Afshar believes "Veiled women are often described as a homogeneous group and mostly pictured as powerless subjects with their veil either symbolizing oppression or an exotic commodity...
“In Western societies, the veil is mostly seen as unknown, threatening and mysterious and it always provokes strong reactions and counter-reactions. What is quite interesting to me though, is the paradoxical nature of these reactions that are often changed by the world events and responses towards Muslim communities.”Afshar says her intention with this series is to “question the system in which these stereotypes are fabricated and commoditized and also question the works of many of the artists of Muslim background whose practices feed into this climate of sympathy for Islamic women”.
Afshar doesn’t dispute the veil “as a forced enclosure” and has no intention “to deny the oppression of many women in Islamic regions.
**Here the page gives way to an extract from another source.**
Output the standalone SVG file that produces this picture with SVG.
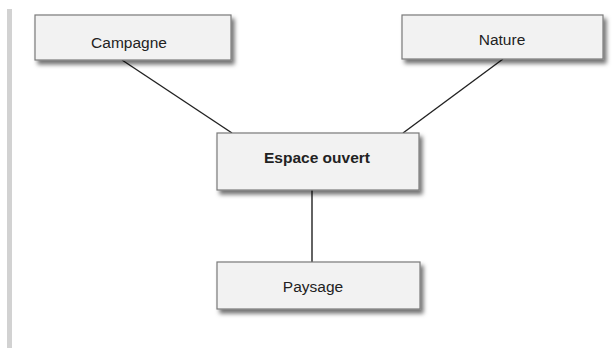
<svg xmlns="http://www.w3.org/2000/svg" width="614" height="348" viewBox="0 0 614 348">
<defs>
<filter id="sh" x="-10%" y="-20%" width="125%" height="160%">
<feDropShadow dx="3" dy="4" stdDeviation="2" flood-color="#000" flood-opacity="0.55"/>
</filter>
<style>
.box{fill:#f2f2f2;stroke:#7a7a7a;stroke-width:1.2;filter:url(#sh)}
.t{font-family:"Liberation Sans",Arial,sans-serif;font-size:15.5px;fill:#222;text-anchor:middle}
.b{font-weight:bold}
.c{stroke:#222;stroke-width:1.4;fill:none}
</style>
</defs>
<rect width="614" height="348" fill="#fff"/>
<rect x="7" y="9" width="5" height="339" fill="#d2d2d2"/>
<g id="connectors">
<line class="c" x1="122" y1="60" x2="232" y2="133"/>
<line class="c" x1="503" y1="59" x2="403" y2="133"/>
<line class="c" x1="312" y1="190" x2="312" y2="262"/>
</g>
<g id="campagne">
<rect class="box" x="35" y="15" width="196" height="45"/>
<text class="t" x="129" y="48">Campagne</text>
</g>
<g id="nature">
<rect class="box" x="402" y="15" width="201" height="44"/>
<text class="t" x="502" y="45">Nature</text>
</g>
<g id="espace">
<rect class="box" x="217" y="133" width="202" height="57"/>
<text class="t b" x="317" y="163">Espace ouvert</text>
</g>
<g id="paysage">
<rect class="box" x="217" y="262" width="203" height="47"/>
<text class="t" x="313" y="292">Paysage</text>
</g>
</svg>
I just believe that this issue has been strongly highlighted, overtly discussed and has become the only expected theme in representing the identity of Muslim women in the West. I do not judge that all the women who wear the veil are forced into it; for many it is a personal choice that they make based on their religious or cultural beliefs. Not all women of the Islamic background wear the veil or share the same belief or ideology, but unfortunately in the West, we only get to hear the voices of misery and negativity”.